**Exercise directions**
Don't include pictures. Quote the lines below from the first through the line that contains "minimum height=1.04cm, below=of".

☆ ☆ ☆ ☆ ☆ ☆ ☆

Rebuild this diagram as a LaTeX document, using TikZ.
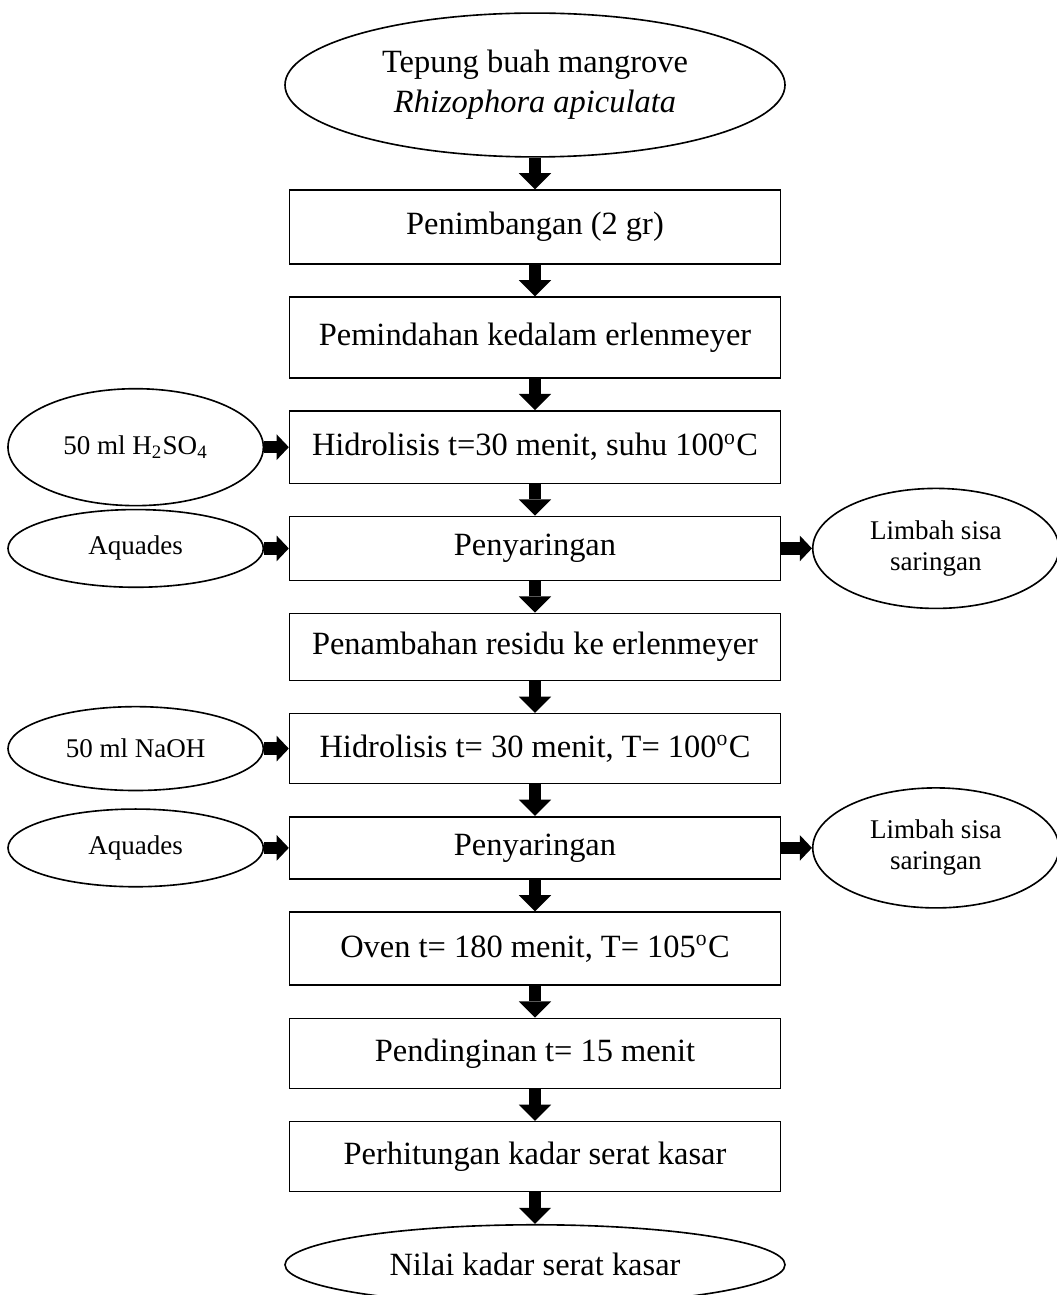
\documentclass[tikz,border=0pt]{standalone}
\usepackage{fontspec}
\setmainfont{Liberation Serif}
\usetikzlibrary{arrows.meta, positioning, shapes.geometric}

\begin{document}
\begin{tikzpicture}[
    node distance=0.41cm and 0.32cm,
    box/.style={rectangle, draw, semithick, minimum width=6.38cm, align=center, font=\fontsize{12}{14.8}\selectfont, inner sep=2pt},
    oval/.style={ellipse, draw, semithick, inner sep=0pt, minimum width=6.5cm, align=center, font=\fontsize{12}{14.8}\selectfont},
    sideoval/.style={ellipse, draw, semithick, inner sep=0pt, minimum width=3.32cm, align=center, font=\fontsize{10}{11.5}\selectfont},
    arrow/.style={-{Triangle[width=12pt, length=6pt, line width=0pt]}, line width=4.8pt},
    sidearrow/.style={-{Triangle[width=9.5pt, length=4.5pt, line width=0pt]}, line width=4.6pt}
]
    \useasboundingbox (-6.955,1.105) rectangle (6.773,-15.73);

    % Bahan awal
    \node[oval, minimum height=1.87cm] (tepung) {Tepung buah mangrove\\\textit{Rhizophora apiculata}};

    % Tahapan utama
    \node[box, minimum height=0.96cm, below=of tepung] (timbang) {Penimbangan (2 gr)};
    \node[box, minimum height=1.05cm, below=of timbang] (pindah) {Pemindahan kedalam erlenmeyer};
    \node[box, minimum height=0.94cm, below=of pindah] (hidroA) {Hidrolisis t=30 menit, suhu 100\textsuperscript{o}C};
    \node[box, minimum height=0.83cm, below=of hidroA] (saringA) {Penyaringan};
    \node[box, minimum height=0.87cm, below=of saringA] (residu) {Penambahan residu ke erlenmeyer};
    \node[box, minimum height=0.91cm, below=of residu] (hidroB) {Hidrolisis t= 30 menit, T= 100\textsuperscript{o}C};
    \node[box, minimum height=0.81cm, below=of hidroB] (saringB) {Penyaringan};
    \node[box, minimum height=0.95cm, below=of saringB] (oven) {Oven t= 180 menit, T= 105\textsuperscript{o}C};
    \node[box, minimum height=0.91cm, below=of oven] (dingin) {Pendinginan t= 15 menit};
    \node[box, minimum height=0.91cm, below=of dingin] (hitung) {Perhitungan kadar serat kasar};

    % Hasil
    \node[oval, minimum height=1.04cm, below=of hitung] (nilai) {Nilai kadar serat kasar};

    % Bahan tambahan dan limbah
    \node[sideoval, minimum height=1.52cm, left=of hidroA] (asam) {50 ml H\textsubscript{2}SO\textsubscript{4}};
    \node[sideoval, minimum height=1.01cm, left=of saringA] (aquaA) {Aquades};
    \node[sideoval, minimum height=1.09cm, left=of hidroB] (basa) {50 ml NaOH};
    \node[sideoval, minimum height=1.01cm, left=of saringB] (aquaB) {Aquades};
    \node[sideoval, minimum width=3.2cm, minimum height=1.56cm, right=0.4cm of saringA] (limbahA) {Limbah sisa\\saringan};
    \node[sideoval, minimum width=3.2cm, minimum height=1.56cm, right=0.4cm of saringB] (limbahB) {Limbah sisa\\saringan};

    % Panah
    \draw[arrow] (tepung) -- (timbang);
    \draw[arrow] (timbang) -- (pindah);
    \draw[arrow] (pindah) -- (hidroA);
    \draw[arrow] (hidroA) -- (saringA);
    \draw[arrow] (saringA) -- (residu);
    \draw[arrow] (residu) -- (hidroB);
    \draw[arrow] (hidroB) -- (saringB);
    \draw[arrow] (saringB) -- (oven);
    \draw[arrow] (oven) -- (dingin);
    \draw[arrow] (dingin) -- (hitung);
    \draw[arrow] (hitung) -- (nilai);
    \draw[sidearrow] (asam) -- (hidroA);
    \draw[sidearrow] (aquaA) -- (saringA);
    \draw[sidearrow] (basa) -- (hidroB);
    \draw[sidearrow] (aquaB) -- (saringB);
    \draw[sidearrow] (saringA) -- (limbahA);
    \draw[sidearrow] (saringB) -- (limbahB);
\end{tikzpicture}
\end{document}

☆ ☆ ☆ ☆ ☆ ☆ ☆

**Solution to this task**
Rebuild this diagram as a LaTeX document, using TikZ.
\documentclass[tikz,border=0pt]{standalone}
\usepackage{fontspec}
\setmainfont{Liberation Serif}
\usetikzlibrary{arrows.meta, positioning, shapes.geometric}

\begin{document}
\begin{tikzpicture}[
    node distance=0.41cm and 0.32cm,
    box/.style={rectangle, draw, semithick, minimum width=6.38cm, align=center, font=\fontsize{12}{14.8}\selectfont, inner sep=2pt},
    oval/.style={ellipse, draw, semithick, inner sep=0pt, minimum width=6.5cm, align=center, font=\fontsize{12}{14.8}\selectfont},
    sideoval/.style={ellipse, draw, semithick, inner sep=0pt, minimum width=3.32cm, align=center, font=\fontsize{10}{11.5}\selectfont},
    arrow/.style={-{Triangle[width=12pt, length=6pt, line width=0pt]}, line width=4.8pt},
    sidearrow/.style={-{Triangle[width=9.5pt, length=4.5pt, line width=0pt]}, line width=4.6pt}
]
    \useasboundingbox (-6.955,1.105) rectangle (6.773,-15.73);

    % Bahan awal
    \node[oval, minimum height=1.87cm] (tepung) {Tepung buah mangrove\\\textit{Rhizophora apiculata}};

    % Tahapan utama
    \node[box, minimum height=0.96cm, below=of tepung] (timbang) {Penimbangan (2 gr)};
    \node[box, minimum height=1.05cm, below=of timbang] (pindah) {Pemindahan kedalam erlenmeyer};
    \node[box, minimum height=0.94cm, below=of pindah] (hidroA) {Hidrolisis t=30 menit, suhu 100\textsuperscript{o}C};
    \node[box, minimum height=0.83cm, below=of hidroA] (saringA) {Penyaringan};
    \node[box, minimum height=0.87cm, below=of saringA] (residu) {Penambahan residu ke erlenmeyer};
    \node[box, minimum height=0.91cm, below=of residu] (hidroB) {Hidrolisis t= 30 menit, T= 100\textsuperscript{o}C};
    \node[box, minimum height=0.81cm, below=of hidroB] (saringB) {Penyaringan};
    \node[box, minimum height=0.95cm, below=of saringB] (oven) {Oven t= 180 menit, T= 105\textsuperscript{o}C};
    \node[box, minimum height=0.91cm, below=of oven] (dingin) {Pendinginan t= 15 menit};
    \node[box, minimum height=0.91cm, below=of dingin] (hitung) {Perhitungan kadar serat kasar};

    % Hasil
    \node[oval, minimum height=1.04cm, below=of hitung] (nilai) {Nilai kadar serat kasar};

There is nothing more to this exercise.